Abstract

This paper attempts to make use of a Copula-based GARCH (Generalized AutoRegressive Conditional Heteroskedasticity) Model to find out the relationships between the volatility of rubber futures returns in the Agricultural Futures Exchange of Thailand (AFET) and other four main markets, namely, the volatility of rubber futures returns in the Singapore Commodity Exchange (SICOM), the volatility of rubber futures returns, crude oil returns, and gas oil returns in the Tokyo Commodity Exchange (TOCOM). The results illustrate that the Student-t dependence only shows better explanatory power than the Gaussian dependence structure and the persistence pertaining to the dependence structure between rubber futures returns in AFET and oil futures returns, namely, crude oil futures returns and gas oil futures returns in TOCOM. Whereas, the Gaussian dependence shows better explanatory ability between rubber futures returns in AFET and other rubber futures returns, namely, the volatility of rubber futures in SICOM and TOCOM. For the multivariate Copula model, all the parameters between AFET and other variables are significant.

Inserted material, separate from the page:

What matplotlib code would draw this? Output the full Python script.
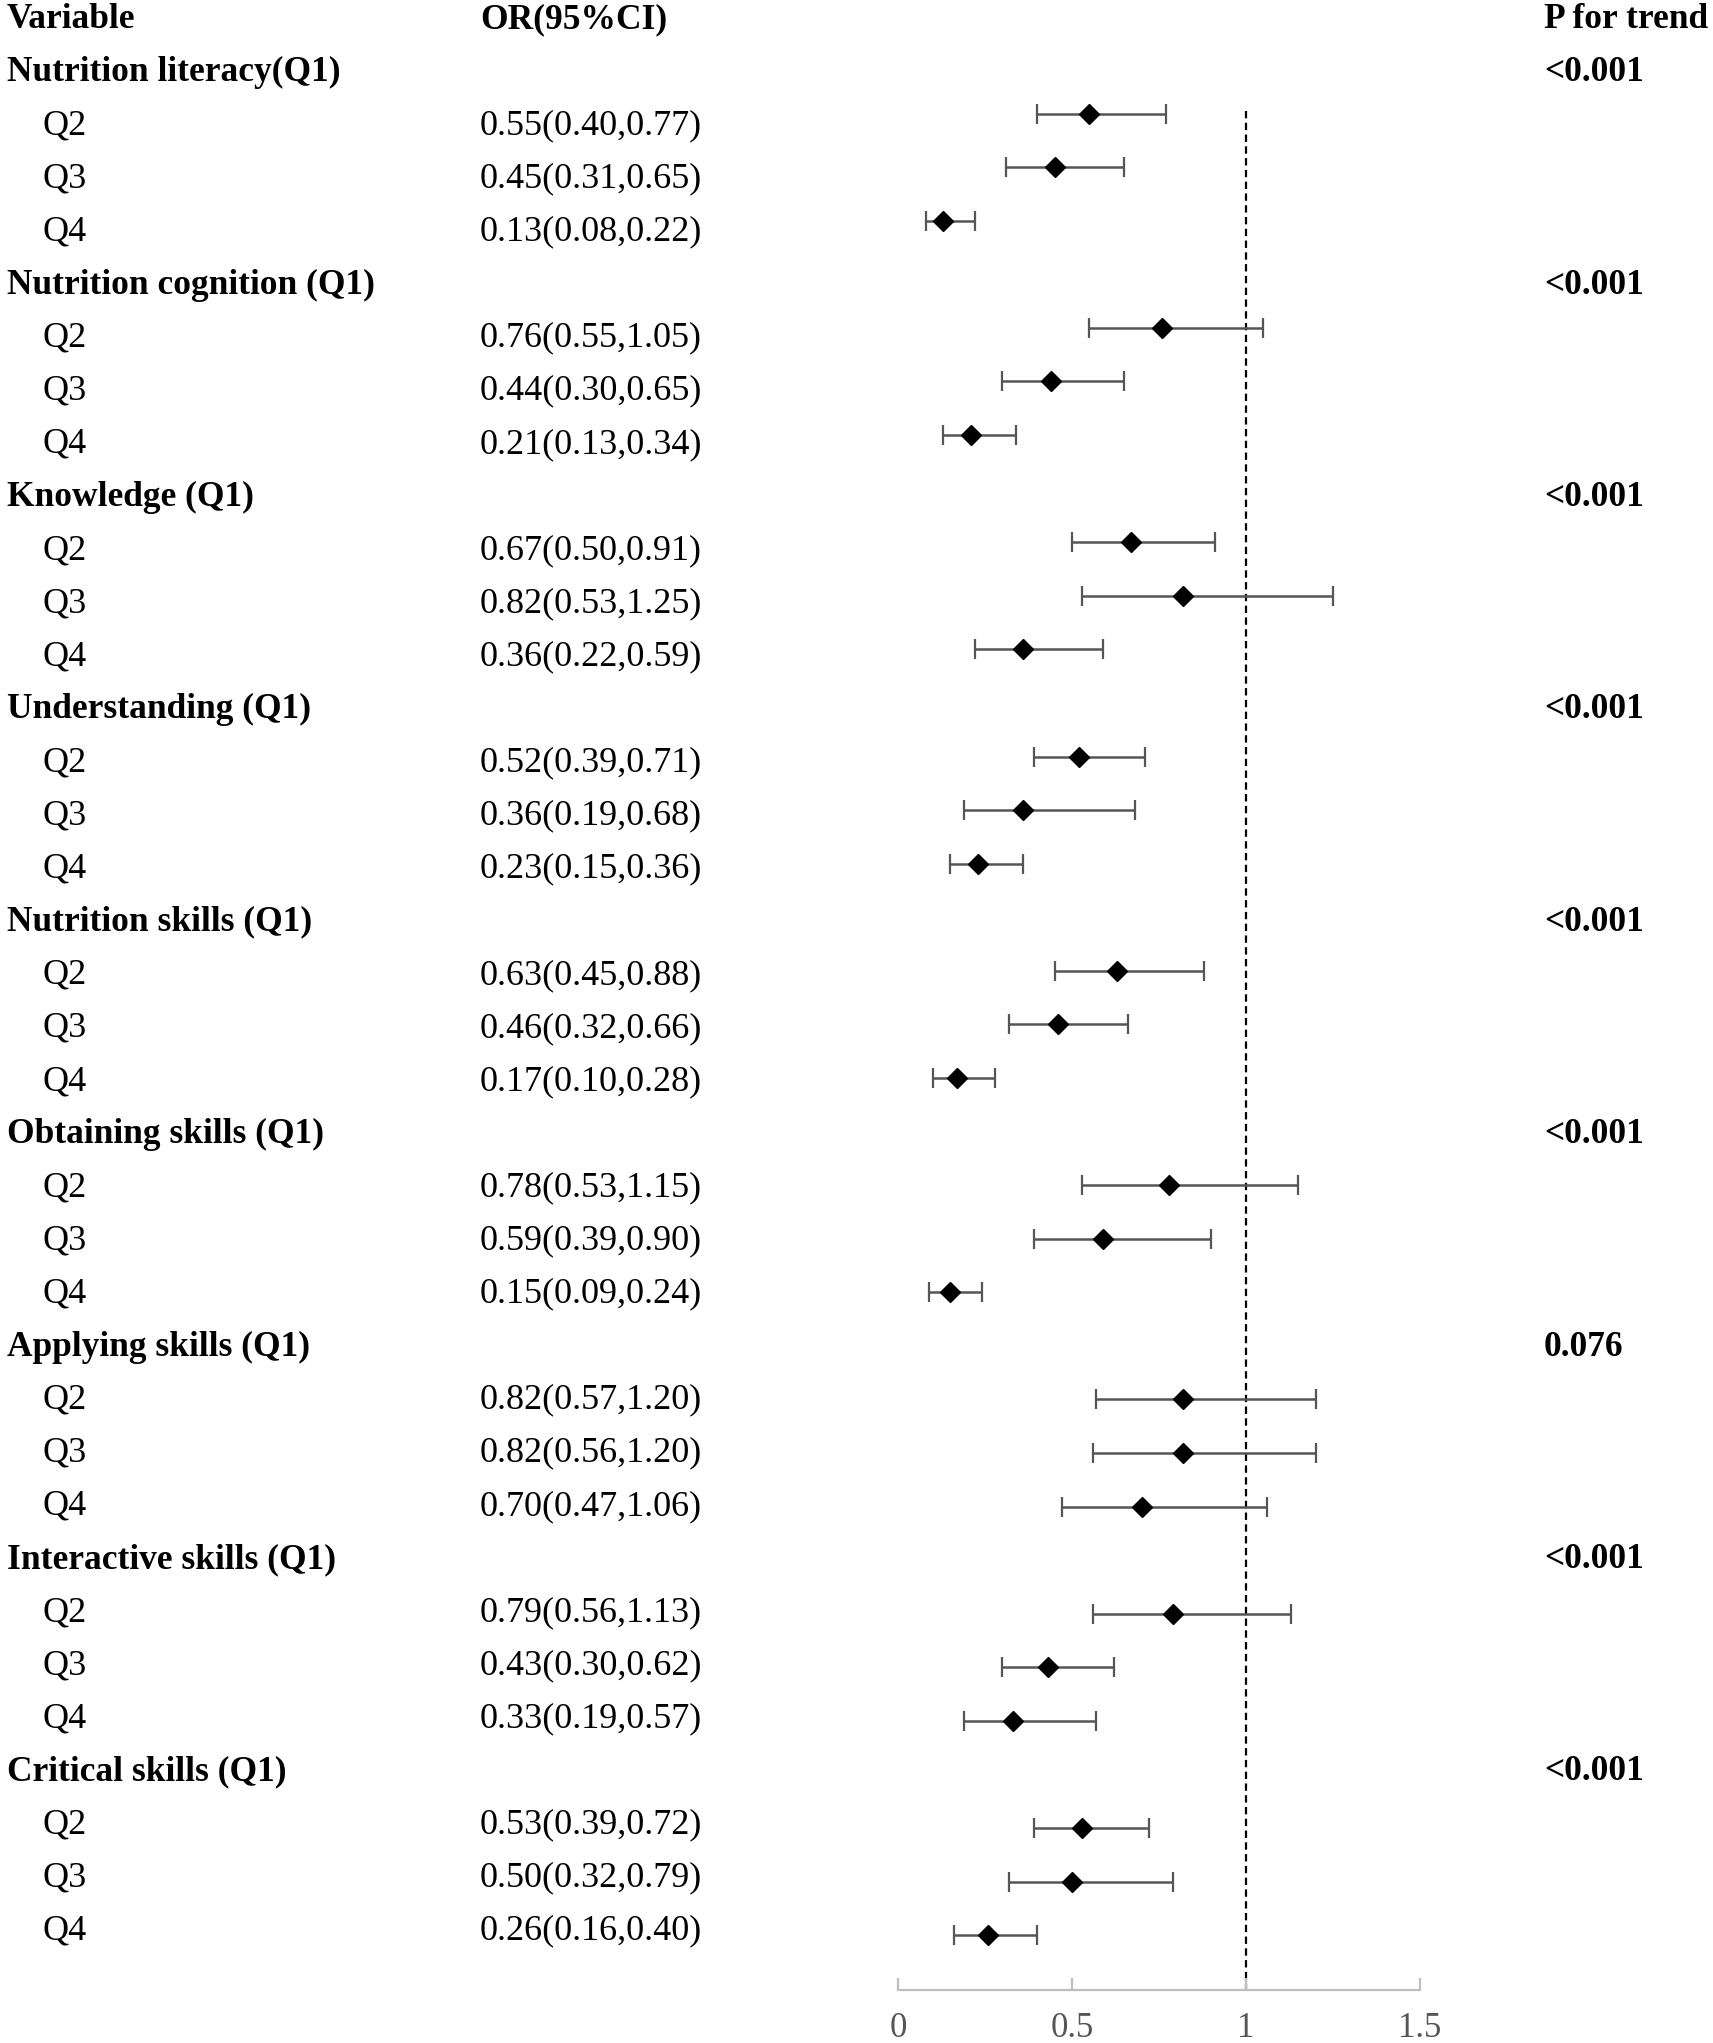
import matplotlib
matplotlib.use('Agg')
import matplotlib.pyplot as plt

# data
groups = ['Nutrition literacy(Q1)', 'Nutrition cognition (Q1)', 'Knowledge (Q1)',
          'Understanding (Q1)', 'Nutrition skills (Q1)', 'Obtaining skills (Q1)',
          'Applying skills (Q1)', 'Interactive skills (Q1)', 'Critical skills (Q1)']
p_trend = ['<0.001', '<0.001', '<0.001', '<0.001', '<0.001', '<0.001',
           '0.076', '<0.001', '<0.001']
quartiles = ['Q2', 'Q3', 'Q4']

or_vals = [0.55, 0.45, 0.13,
           0.76, 0.44, 0.21,
           0.67, 0.82, 0.36,
           0.52, 0.36, 0.23,
           0.63, 0.46, 0.17,
           0.78, 0.59, 0.15,
           0.82, 0.82, 0.70,
           0.79, 0.43, 0.33,
           0.53, 0.50, 0.26]
ci_low = [0.40, 0.31, 0.08,
          0.55, 0.30, 0.13,
          0.50, 0.53, 0.22,
          0.39, 0.19, 0.15,
          0.45, 0.32, 0.10,
          0.53, 0.39, 0.09,
          0.57, 0.56, 0.47,
          0.56, 0.30, 0.19,
          0.39, 0.32, 0.16]
ci_high = [0.77, 0.65, 0.22,
           1.05, 0.65, 0.34,
           0.91, 1.25, 0.59,
           0.71, 0.68, 0.36,
           0.88, 0.66, 0.28,
           1.15, 0.90, 0.24,
           1.20, 1.20, 1.06,
           1.13, 0.62, 0.57,
           0.72, 0.79, 0.40]
x_ticks = [0, 0.5, 1, 1.5]
x_ticklabels = ['0', '0.5', '1', '1.5']

W, H = 1713, 2043
FONT = 'Liberation Serif'
FS = 26
FS_BOLD = 25.5

fig = plt.figure(figsize=(W / 100, H / 100), dpi=100)

# axes: y in row units (row 0 = header row)
ax_top_px, ax_bot_px = 6.4, 1990
ax_left_px, ax_right_px = 898, 1420
ax = fig.add_axes([ax_left_px / W, 1 - ax_bot_px / H,
                   (ax_right_px - ax_left_px) / W, (ax_bot_px - ax_top_px) / H])
row_h = 53.58
ax.set_ylim((ax_bot_px - ax_top_px) / row_h, 0)
ax.set_xlim(0, 1.5)


def text_y(i):
    return 1 - (19.6 + 53.1 * i) / H


# header
fig.text(7 / W, text_y(0), 'Variable', family=FONT, fontsize=FS_BOLD,
         fontweight='bold', va='center')
fig.text(480 / W, text_y(0), 'OR(95%CI)', family=FONT, fontsize=FS_BOLD,
         fontweight='bold', va='center')
fig.text(1544 / W, text_y(0), 'P for trend', family=FONT, fontsize=FS_BOLD,
         fontweight='bold', va='center')

rows_y, xs, lo, hi = [], [], [], []
k = 0
for g, name in enumerate(groups):
    gi = 1 + g * 4
    fig.text(7 / W, text_y(gi), name, family=FONT, fontsize=FS_BOLD,
             fontweight='bold', va='center')
    fig.text(1544 / W, text_y(gi), p_trend[g], family=FONT, fontsize=FS_BOLD,
             fontweight='bold', va='center')
    for q, qn in enumerate(quartiles):
        ri = gi + 1 + q
        fig.text(42 / W, text_y(ri), qn, family=FONT, fontsize=FS, va='center')
        lab = f'{or_vals[k]:.2f}({ci_low[k]:.2f},{ci_high[k]:.2f})'
        fig.text(480 / W, text_y(ri), lab, family=FONT, fontsize=FS, va='center')
        rows_y.append(ri)
        xs.append(or_vals[k])
        lo.append(or_vals[k] - ci_low[k])
        hi.append(ci_high[k] - or_vals[k])
        k += 1

ax.errorbar(xs, rows_y, xerr=[lo, hi], fmt='none', ecolor='#555555',
            elinewidth=1.8, capsize=7, capthick=1.6, zorder=2)
ax.plot(xs, rows_y, 'D', color='black', markersize=10, zorder=3)

ax.vlines(1, 1.95, (ax_bot_px - ax_top_px) / row_h, colors='black', linewidth=1.6,
          linestyles=(0, (3.3, 2)), zorder=1)

for s in ['top', 'right', 'left']:
    ax.spines[s].set_visible(False)
ax.spines['bottom'].set_color('#bfbfbf')
ax.spines['bottom'].set_linewidth(1.6)
ax.set_yticks([])
ax.set_xticks(x_ticks)
ax.set_xticklabels(x_ticklabels, family=FONT, fontsize=FS - 1, color='#555555')
ax.tick_params(axis='x', direction='in', length=9, width=1.6, color='#bfbfbf', pad=16)
ax.patch.set_visible(False)

fig.savefig('out.png', dpi=100)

Based on these results, with the liberalization of agricultural trade and the withdrawal of government support to agricultural producers, there is in many countries a new need for price discovery and even physical trading mechanisms, a need that can often be met by commodity futures exchanges. Hence, this paper recommends that the government supports the hedge mutual funds that can be invested in every commodities futures exchange in the world. It can also put the funds together that will contribute farmers to invest in each commodities futures market.